I am trying to visualize what looks like a particular polyhedron(?), but I am
having a bout of stupidity and cannot figure something simple about it.

I am describing the shape, section-wise:

Consider the unit circle on the xy-plane. Put vertexes at exp(2*k*Pi/8*i), k \in
{0,1,...,7}

Rotate the unit circle around the x-axis by Pi/4.

Consider the new unit circle on the xy-plane. Put again vertexes on the new unit
circle at exp(2*k*Pi/8*i), k \in {0,1,...,7} (vertex duplicity allowed).

Rotate the new unit circle around the x-axis by Pi/4 (this will make the first
unit circle perpendicular to the xy-plane).

Repeat 7 times, until the first unit circle rotates back to its initial
position.

What is the name of the resultant polyhedron? It has a total of 26 vertexes.

If anyone has any online refs of the resultant polyhedron or can cook up some
Maple code to visualize this polyhedron (preferably with rotational animation),
I'd appreciate it.

Many thanks,
--
I.N. Galidakis

[victor_me...@yahoo.co.uk]

On 6 Oct, 11:53, "I.N. Galidakis" <morph...@olympus.mons> wrote:

> What is the name of the resultant polyhedron? It has a total of 26 vertexes.

I doubt it would have a special name.

> If anyone has any online refs of the resultant polyhedron or can cook up some
> Maple code to visualize this polyhedron (preferably with rotational animation),
> I'd appreciate it.

That's beyond my ability, but consider this description.
It has the north and south poles as vertices. It has eight vertices,
equally spaced, on the equator. These eight vertices define eight
meridians. The remaining 16 vertices lie two on each of these
meridians,
at 45 degrees north and south. Thus the polyhedron has 56 edges and 32
faces. Sixteen of the faces are congruent isosceles triangles, with
one
vertex at a pole.
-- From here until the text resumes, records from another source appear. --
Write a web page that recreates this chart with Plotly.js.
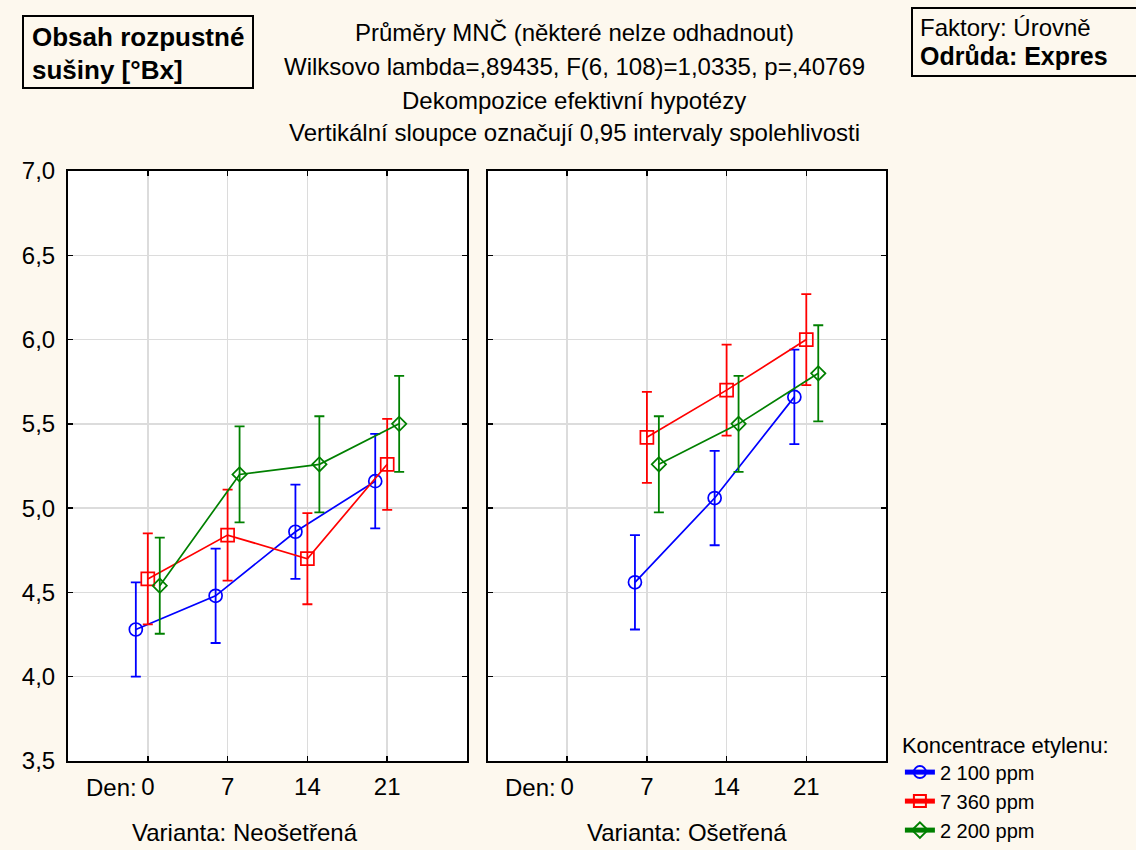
<!DOCTYPE html>
<html>
<head>
<meta charset="utf-8">
<script src="https://cdn.plot.ly/plotly-3.0.1.min.js"></script>
<style>html,body{margin:0;padding:0;background:#fdf8ee;}</style>
</head>
<body>
<div id="chart" style="width:1136px;height:850px;"></div>
<script>
// ---- data ----
const days = [0, 7, 14, 21];
const dayLabels = ["0", "7", "14", "21"];
const seriesNames = ["2 100 ppm", "7 360 ppm", "2 200 ppm"];
// Varianta: Neošetřená (left panel)
const neo_2100 = [4.28, 4.48, 4.86, 5.16];
const neo_7360 = [4.58, 4.84, 4.70, 5.26];
const neo_2200 = [4.54, 5.20, 5.26, 5.50];
// Varianta: Ošetřená (right panel) – day 0 cannot be estimated
const ose_2100 = [null, 4.56, 5.06, 5.66];
const ose_7360 = [null, 5.42, 5.70, 6.00];
const ose_2200 = [null, 5.26, 5.50, 5.80];
// 0.95 confidence half-widths
const ci_2100 = [0.28, 0.28, 0.28, 0.28];
const ci_7360 = [0.27, 0.27, 0.27, 0.27];
const ci_2200 = [0.285, 0.285, 0.285, 0.285];

const colors = ["#0000ff", "#ff0000", "#008000"];
const symbols = ["circle-open", "square-open", "diamond-open"];
const offsets = [-1.05, 0, 1.05];

const panels = [
  {vals: [neo_2100, neo_7360, neo_2200], xa: "x", ya: "y"},
  {vals: [ose_2100, ose_7360, ose_2200], xa: "x2", ya: "y2"}
];
const cis = [ci_2100, ci_7360, ci_2200];

const traces = [];
panels.forEach((p, pi) => {
  p.vals.forEach((v, si) => {
    traces.push({
      type: "scatter",
      mode: "lines+markers",
      x: days.map(d => d + offsets[si]),
      y: v,
      xaxis: p.xa, yaxis: p.ya,
      name: seriesNames[si],
      legendgroup: seriesNames[si],
      showlegend: pi === 0,
      connectgaps: false,
      line: {color: colors[si], width: 1.7},
      marker: {symbol: symbols[si], size: si === 2 ? 11 : 13, color: colors[si], line: {width: 1.7, color: colors[si]}},
      error_y: {type: "data", array: cis[si], visible: true, thickness: 1.8, width: 5, color: colors[si]},
      hoverinfo: "x+y"
    });
  });
});

const fontFam = "Liberation Sans, Arial, sans-serif";
const FS = 24;
const xCommon = {
  range: [-7, 28], tickvals: days, ticktext: dayLabels,
  showgrid: true, gridcolor: "#dcdcdc", gridwidth: 1.5,
  zeroline: false, showline: true, linecolor: "#000", linewidth: 2, mirror: "ticks",
  ticks: "inside", ticklen: 5, tickcolor: "#000", tickwidth: 1.5, automargin: false,
  tickfont: {size: FS, color: "#000"}, ticklabelstandoff: 3, fixedrange: true
};
const yCommon = {
  range: [3.5, 7.0], dtick: 0.5, tick0: 3.5, tickformat: ".1f",
  showgrid: true, gridcolor: "#dcdcdc", gridwidth: 1.5,
  zeroline: false, showline: true, linecolor: "#000", linewidth: 2, mirror: "ticks",
  ticks: "inside", ticklen: 5, tickcolor: "#000", tickwidth: 1.5, automargin: false,
  tickfont: {size: FS, color: "#000"}, ticklabelstandoff: 6, fixedrange: true
};

// pixel helpers for paper positions
const PL = 68, PW = 818, PB = 761, PH = 590;
const px = v => (v - PL) / PW;
const py = v => (PB - v) / PH;

const titleLines = [
  "Průměry MNČ (některé nelze odhadnout)",
  "Wilksovo lambda=,89435, F(6, 108)=1,0335, p=,40769",
  "Dekompozice efektivní hypotézy",
  "Vertikální sloupce označují 0,95 intervaly spolehlivosti"
];
const titleY = [33, 67, 100, 133];
const annotations = titleLines.map((t, i) => ({
  text: t, xref: "paper", yref: "paper", x: px(574), y: py(titleY[i]), yanchor: "middle",
  xanchor: "center", showarrow: false, font: {size: FS, color: "#000", family: fontFam}
}));

annotations.push({
  text: "<b>Obsah rozpustné</b>", xref: "paper", yref: "paper",
  x: px(30), y: py(37), xanchor: "left", yanchor: "middle",
  showarrow: false, font: {size: 26, color: "#000", family: fontFam}
});
annotations.push({
  text: "<b>sušiny [°Bx]</b>", xref: "paper", yref: "paper",
  x: px(30), y: py(70), xanchor: "left", yanchor: "middle",
  showarrow: false, font: {size: 26, color: "#000", family: fontFam}
});
annotations.push({
  text: "Faktory: Úrovně", xref: "paper", yref: "paper",
  x: px(918), y: py(27), xanchor: "left", yanchor: "middle",
  showarrow: false, font: {size: FS, color: "#000", family: fontFam}
});
annotations.push({
  text: "<b>Odrůda: Expres</b>", xref: "paper", yref: "paper",
  x: px(918), y: py(56), xanchor: "left", yanchor: "middle",
  showarrow: false, font: {size: 25, color: "#000", family: fontFam}
});
// "Den:" prefix for first tick of each panel
["x", "x2"].forEach(xr => {
  annotations.push({
    text: "Den:", xref: xr, yref: "paper", x: 0, y: py(787), xanchor: "right", yanchor: "middle",
    xshift: -9, showarrow: false, font: {size: FS, color: "#000", family: fontFam}
  });
});
annotations.push({
  text: "Varianta: Neošetřená", xref: "paper", yref: "paper", x: px(245), y: py(832), xanchor: "center",
  yanchor: "middle", showarrow: false, font: {size: FS, color: "#000", family: fontFam}
});
annotations.push({
  text: "Varianta: Ošetřená", xref: "paper", yref: "paper", x: px(687), y: py(832), xanchor: "center",
  yanchor: "middle", showarrow: false, font: {size: FS, color: "#000", family: fontFam}
});

const shapes = [
  {type: "rect", xref: "paper", yref: "paper", x0: px(23), x1: px(253), y0: py(88), y1: py(16),
   line: {color: "#000", width: 2}, fillcolor: "rgba(0,0,0,0)"},
  {type: "rect", xref: "paper", yref: "paper", x0: px(912), x1: px(1145), y0: py(76), y1: py(8),
   line: {color: "#000", width: 2}, fillcolor: "rgba(0,0,0,0)"}
];

const layout = {
  width: 1136, height: 850,
  paper_bgcolor: "#fdf8ee", plot_bgcolor: "#ffffff",
  font: {family: fontFam, color: "#000", size: FS},
  separators: ",\u00a0",
  margin: {l: PL, r: 1136 - PL - PW, t: 171, b: 850 - PB, pad: 0, autoexpand: false},
  xaxis: Object.assign({}, xCommon, {domain: [0, 399 / 818], anchor: "y"}),
  xaxis2: Object.assign({}, xCommon, {domain: [419.5 / 818, 1], anchor: "y2"}),
  yaxis: Object.assign({}, yCommon, {anchor: "x"}),
  yaxis2: Object.assign({}, yCommon, {anchor: "x2", showticklabels: false}),
  showlegend: true,
  legend: {
    x: 1.017, xanchor: "left", y: py(724), yanchor: "top",
    bgcolor: "rgba(0,0,0,0)", borderwidth: 0,
    title: {text: "Koncentrace etylenu:", font: {size: 22}},
    font: {size: 20, color: "#000"}, tracegroupgap: 0, itemsizing: "constant"
  },
  shapes: shapes,
  annotations: annotations
};

Plotly.newPlot("chart", traces, layout, {displayModeBar: false, staticPlot: true});
</script>
</body>
</html>
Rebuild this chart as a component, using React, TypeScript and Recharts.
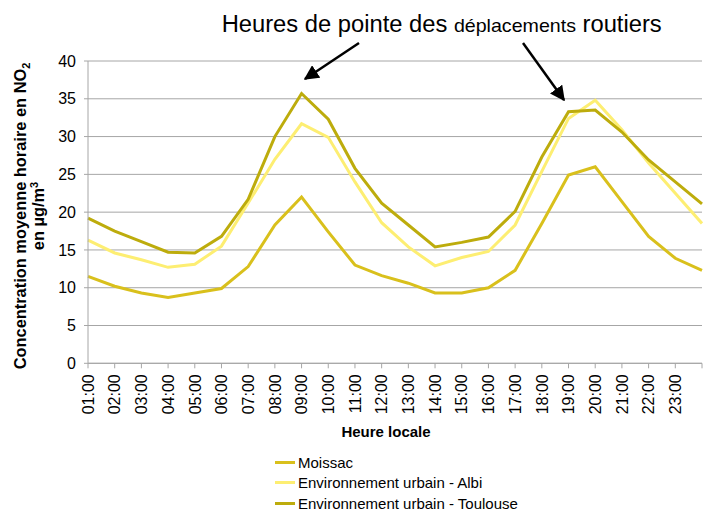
import { CartesianGrid, Legend, Line, LineChart, XAxis, YAxis } from 'recharts'

const hours = [
    '01:00', '02:00', '03:00', '04:00', '05:00', '06:00', '07:00', '08:00',
    '09:00', '10:00', '11:00', '12:00', '13:00', '14:00', '15:00', '16:00',
    '17:00', '18:00', '19:00', '20:00', '21:00', '22:00', '23:00', '00:00',
]

const moissac = [
    11.5, 10.2, 9.3, 8.7, 9.3, 9.9, 12.8, 18.3, 22.0, 17.4, 13.0, 11.6,
    10.6, 9.3, 9.3, 10.0, 12.3, 18.5, 24.9, 26.0, 21.4, 16.8, 13.9, 12.3,
]
const albi = [
    16.3, 14.6, 13.7, 12.7, 13.1, 15.5, 21.2, 27.0, 31.7, 29.9, 24.0, 18.6,
    15.4, 12.9, 14.0, 14.8, 18.3, 25.4, 32.4, 34.8, 30.9, 26.5, 22.5, 18.5,
]
const toulouse = [
    19.2, 17.5, 16.1, 14.7, 14.6, 16.8, 21.7, 30.0, 35.7, 32.3, 25.8, 21.2,
    18.3, 15.4, 16.0, 16.7, 20.1, 27.3, 33.3, 33.5, 30.6, 26.9, 24.0, 21.1,
]

const yTicks = [0, 5, 10, 15, 20, 25, 30, 35, 40]

const seriesNames = [
    'Moissac',
    'Environnement urbain - Albi',
    'Environnement urbain - Toulouse',
]
const seriesColors = ['#D9C01C', '#FDEE72', '#BDAC0C']

const data = hours.map((h, i) => ({
    hour: h,
    moissac: moissac[i],
    albi: albi[i],
    toulouse: toulouse[i],
}))

const FONT = '"Liberation Sans", Arial, sans-serif'
const GRID = '#A6A6A6'

const HourTick = (props: any) => {
    const { x, y, payload, index } = props
    // the last category sits on the clipped right edge, no label there
    if (index === hours.length - 1) return null
    return (
        <text
            x={x}
            y={y}
            transform={`rotate(-90 ${x} ${y})`}
            textAnchor="end"
            dy="0.36em"
            fontSize={16}
            fontFamily={FONT}
            fill="#000"
        >
            {payload.value}
        </text>
    )
}

const YTitle = () => (
    <g fontFamily={FONT} fontWeight="bold" fontSize={16.4} fill="#000">
        <text x={20} y={216} transform="rotate(-90 20 216)" textAnchor="middle" dy="0.35em">
            Concentration moyenne horaire en NO
            <tspan fontSize={11} dy={4}>2</tspan>
        </text>
        <text x={38} y={216} transform="rotate(-90 38 216)" textAnchor="middle" dy="0.35em">
            en µg/m
            <tspan fontSize={11} dy={-6}>3</tspan>
        </text>
    </g>
)

const XTitle = (props: any) => {
    const vb = props.viewBox || {}
    return (
        <text
            x={vb.x + vb.width / 2 - 9}
            y={437}
            textAnchor="middle"
            fontFamily={FONT}
            fontWeight="bold"
            fontSize={15}
            fill="#000"
        >
            Heure locale
        </text>
    )
}

const LegendList = (props: any) => {
    const items = [...(props.payload || [])].sort(
        (a: any, b: any) => seriesNames.indexOf(a.value) - seriesNames.indexOf(b.value)
    )
    return (
        <div style={{ height: 0, overflow: 'visible' }}>
            {items.map((entry: any) => (
                <div
                    key={entry.value}
                    style={{
                        display: 'flex',
                        alignItems: 'center',
                        height: 20.5,
                        fontFamily: FONT,
                        fontSize: 15,
                        color: '#000',
                        whiteSpace: 'nowrap',
                    }}
                >
                    <span
                        style={{
                            display: 'inline-block',
                            width: 20,
                            height: 3,
                            background: entry.color,
                            marginRight: 3,
                        }}
                    />
                    {entry.value}
                </div>
            ))}
        </div>
    )
}

const Annotations = () => (
    <svg
        width={703}
        height={514}
        style={{ position: 'absolute', left: 0, top: 0, pointerEvents: 'none' }}
    >
        <defs>
            <marker
                id="head"
                viewBox="0 0 10 10"
                refX="9"
                refY="5"
                markerWidth="6"
                markerHeight="6"
                orient="auto"
                markerUnits="strokeWidth"
            >
                <path d="M0,0 L10,5 L0,10 z" fill="#000" />
            </marker>
        </defs>
        <text
            x={441.7}
            y={31.7}
            textAnchor="middle"
            fontFamily={FONT}
            fontSize={23}
            fill="#000"
            textLength={440}
            lengthAdjust="spacingAndGlyphs"
        >
            Heures de pointe des <tspan fontSize={19}>déplacements</tspan> routiers
        </text>
        <line x1={359} y1={43} x2={305} y2={79} stroke="#000" strokeWidth={2.5} markerEnd="url(#head)" />
        <line x1={523} y1={43} x2={564} y2={100} stroke="#000" strokeWidth={2.5} markerEnd="url(#head)" />
    </svg>
)

export default function App() {
    return (
        <div
            style={{
                position: 'absolute',
                left: 0,
                top: 0,
                width: 703,
                height: 514,
                overflow: 'hidden',
                background: '#fff',
            }}
        >
            <LineChart
                width={720}
                height={514}
                data={data}
                margin={{ top: 61, right: 18, left: 0, bottom: 70.7 }}
            >
                <CartesianGrid vertical={false} stroke={GRID} />
                <XAxis
                    dataKey="hour"
                    interval={0}
                    height={80}
                    tick={<HourTick />}
                    tickSize={5}
                    tickMargin={6}
                    axisLine={{ stroke: GRID }}
                    tickLine={{ stroke: GRID }}
                    label={<XTitle />}
                />
                <YAxis
                    width={88}
                    domain={[0, 40]}
                    ticks={yTicks}
                    tickSize={4}
                    tickMargin={8}
                    axisLine={{ stroke: GRID }}
                    tickLine={{ stroke: GRID }}
                    tick={{ fontSize: 16, fontFamily: FONT, fill: '#000' }}
                    label={<YTitle />}
                />
                <Legend
                    content={<LegendList />}
                    wrapperStyle={{ left: 275, top: 452, bottom: 'auto', width: 320 }}
                />
                <Line
                    type="linear"
                    dataKey="moissac"
                    name={seriesNames[0]}
                    stroke={seriesColors[0]}
                    strokeWidth={3}
                    dot={false}
                    isAnimationActive={false}
                />
                <Line
                    type="linear"
                    dataKey="albi"
                    name={seriesNames[1]}
                    stroke={seriesColors[1]}
                    strokeWidth={3}
                    dot={false}
                    isAnimationActive={false}
                />
                <Line
                    type="linear"
                    dataKey="toulouse"
                    name={seriesNames[2]}
                    stroke={seriesColors[2]}
                    strokeWidth={3}
                    dot={false}
                    isAnimationActive={false}
                />
            </LineChart>
            <Annotations />
        </div>
    )
}
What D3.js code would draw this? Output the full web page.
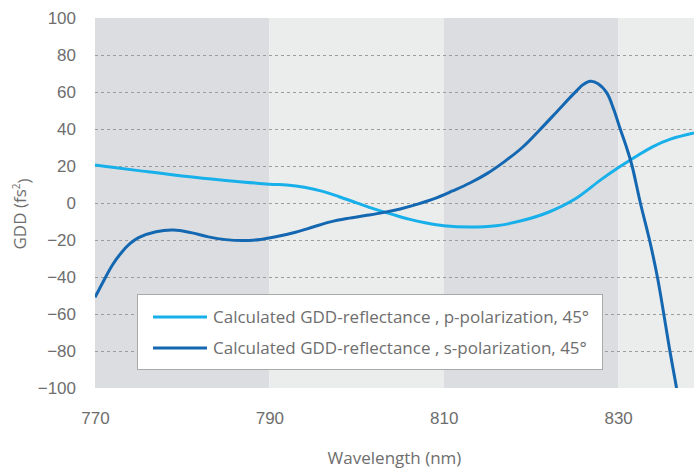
<!DOCTYPE html>
<html>
<head>
<meta charset="utf-8">
<script src="https://cdn.jsdelivr.net/npm/d3@7"></script>
<style>
  html, body { margin: 0; padding: 0; background: #ffffff; }
  svg { display: block; font-family: "Open Sans", "Noto Sans", sans-serif; }
</style>
</head>
<body>
<svg id="chart" width="694" height="468"></svg>
<script>
// Wavelength (nm) and group delay dispersion (fs²) for each polarization
const pWavelength = [770, 772, 775, 780, 785, 790, 792, 794, 796, 798, 800, 802, 804, 806, 808, 810, 813, 816, 819, 822, 825, 828, 830, 832, 834, 836, 838.7];
const pGDD        = [20.5, 19.3, 17.5, 14.6, 12.2, 10.2, 9.7, 8.5, 6.4, 3.4, 0.1, -3.2, -6, -8.7, -10.8, -12.3, -13, -12.3, -9.5, -5, 2, 12.5, 19, 25, 30.5, 34.5, 37.8];

const sWavelength = [770, 771, 772, 773, 774, 775, 777, 779, 781, 783, 785, 787, 789, 791, 793, 795, 797, 799, 801, 803, 805, 807, 809, 811, 813, 815, 817, 819, 821, 823, 825, 826, 826.8, 827.7, 828.7, 829.5, 830.2, 831, 831.6, 832.55, 833.6, 834.5, 835.2, 835.9, 836.7];
const sGDD        = [-51, -42, -33.5, -27, -22, -18.7, -15.5, -14.6, -16, -18.3, -19.8, -20.3, -19.7, -18, -15.8, -13, -10.2, -8.3, -6.8, -5.2, -3.2, -0.6, 2.5, 6.5, 10.8, 16, 22.5, 30, 39.5, 49.5, 59.5, 64, 65.8, 64.5, 59.5, 50.5, 40.5, 29.5, 20, 0, -20, -40, -59, -79, -100];

// Axis ticks and shaded wavelength bands
const xTicks = [770, 790, 810, 830];
const yTicks = [100, 80, 60, 40, 20, 0, -20, -40, -60, -80, -100];
const gridValues = [80, 60, 40, 20, 0, -20, -40, -60, -80];
const bandStarts = [770, 790, 810, 830];
const bandEnds   = [790, 810, 830, 838.7];

const seriesNames = [
  "Calculated GDD-reflectance , p-polarization, 45°",
  "Calculated GDD-reflectance , s-polarization, 45°"
];
const seriesColors = ["#17b0ea", "#1467b1"];

const svg = d3.select("#chart");
const margin = { left: 95, right: 0, top: 18, bottom: 80 };
const width = 694, height = 468;
const textColor = "#6e6e6e";
const fontSize = 17;

const x = d3.scaleLinear().domain([770, 838.7]).range([margin.left, width - margin.right]);
const y = d3.scaleLinear().domain([-100, 100]).range([height - margin.bottom, margin.top]);

// Alternating background bands
svg.append("g").selectAll("rect")
  .data(bandStarts.map((s, i) => ({ s, e: bandEnds[i], i })))
  .join("rect")
  .attr("x", d => x(d.s))
  .attr("width", d => x(d.e) - x(d.s))
  .attr("y", y(100))
  .attr("height", y(-100) - y(100))
  .attr("fill", d => d.i % 2 === 0 ? "#dcdde0" : "#ebecec");

// Dashed horizontal grid
svg.append("g").selectAll("line")
  .data(gridValues)
  .join("line")
  .attr("x1", x(770)).attr("x2", width)
  .attr("y1", d => Math.round(y(d)) + 0.5)
  .attr("y2", d => Math.round(y(d)) + 0.5)
  .attr("stroke", "#9c9c9c")
  .attr("stroke-width", 1)
  .attr("stroke-dasharray", "3,3");

// Y axis labels
const yAxis = d3.axisLeft(y).tickValues(yTicks).tickSize(0).tickPadding(0);
const gy = svg.append("g").attr("transform", `translate(${x(770) - 19},0)`).call(yAxis);
gy.select(".domain").remove();
gy.selectAll("text").attr("fill", textColor).attr("font-size", fontSize).attr("dy", "0.34em");

// X axis labels
const xAxis = d3.axisBottom(x).tickValues(xTicks).tickSize(0).tickPadding(0).tickFormat(d3.format("d"));
const gx = svg.append("g").attr("transform", `translate(0,${y(-100) + 36})`).call(xAxis);
gx.select(".domain").remove();
gx.selectAll("text").attr("fill", textColor).attr("font-size", fontSize).attr("dy", 0);

// Axis titles
svg.append("text")
  .attr("x", (x(770) + width) / 2).attr("y", 464)
  .attr("text-anchor", "middle").attr("fill", textColor).attr("font-size", fontSize)
  .text("Wavelength (nm)");

const yTitle = svg.append("text")
  .attr("transform", `translate(26,214) rotate(-90)`)
  .attr("text-anchor", "middle").attr("fill", textColor).attr("font-size", fontSize);
yTitle.append("tspan").text("GDD (fs");
yTitle.append("tspan").attr("font-size", 10).attr("dy", "-0.6em").text("2");
yTitle.append("tspan").attr("dy", "0.6em").text(")");

// Curves
svg.append("clipPath").attr("id", "plotClip")
  .append("rect").attr("x", x(770)).attr("y", y(100))
  .attr("width", width - x(770)).attr("height", y(-100) - y(100));

const line = d3.line()
  .x(d => x(d[0]))
  .y(d => y(d[1]))
  .curve(d3.curveCatmullRom.alpha(0.5));

const series = [
  d3.zip(pWavelength, pGDD),
  d3.zip(sWavelength, sGDD)
];

svg.append("g").attr("clip-path", "url(#plotClip)")
  .selectAll("path")
  .data(series)
  .join("path")
  .attr("d", line)
  .attr("fill", "none")
  .attr("stroke", (d, i) => seriesColors[i])
  .attr("stroke-width", 3)
  .attr("stroke-linejoin", "round");

// Legend
const legend = svg.append("g");
legend.append("rect")
  .attr("x", 137.5).attr("y", 294.5)
  .attr("width", 465).attr("height", 75)
  .attr("fill", "#ffffff").attr("stroke", "#a9a9a9").attr("stroke-width", 1);

const rows = legend.selectAll("g.row")
  .data(seriesNames)
  .join("g")
  .attr("class", "row")
  .attr("transform", (d, i) => `translate(0,${317 + i * 31})`);
rows.append("line")
  .attr("x1", 153).attr("x2", 207).attr("y1", 0).attr("y2", 0)
  .attr("stroke", (d, i) => seriesColors[i]).attr("stroke-width", 3);
rows.append("text")
  .attr("x", 213).attr("y", 0).attr("dy", "0.34em")
  .attr("fill", textColor).attr("font-size", fontSize)
  .text(d => d);
</script>
</body>
</html>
The other sixteen are congruent isosceles trapezia.

Victor Meldrew
"I don't believe it!"

[Robert Israel]

"I.N. Galidakis" <morp...@olympus.mons> writes:

plot3d(1, theta=0..2*Pi,phi=0..Pi,coords=spherical,grid=[9,5]);
P:= %:
plots[display]([seq(plottools[rotate](P, 0, 0, 10*i),
i=0..35)],insequence=true);

<http://www.math.ubc.ca/~israel/problems/poly.gif>

> Many thanks,
--
Robert Israel isr...@math.MyUniversitysInitials.ca
Department of Mathematics http://www.math.ubc.ca/~israel
University of British Columbia Vancouver, BC, Canada

[I.N. Galidakis]

Many thanks to you and Victor.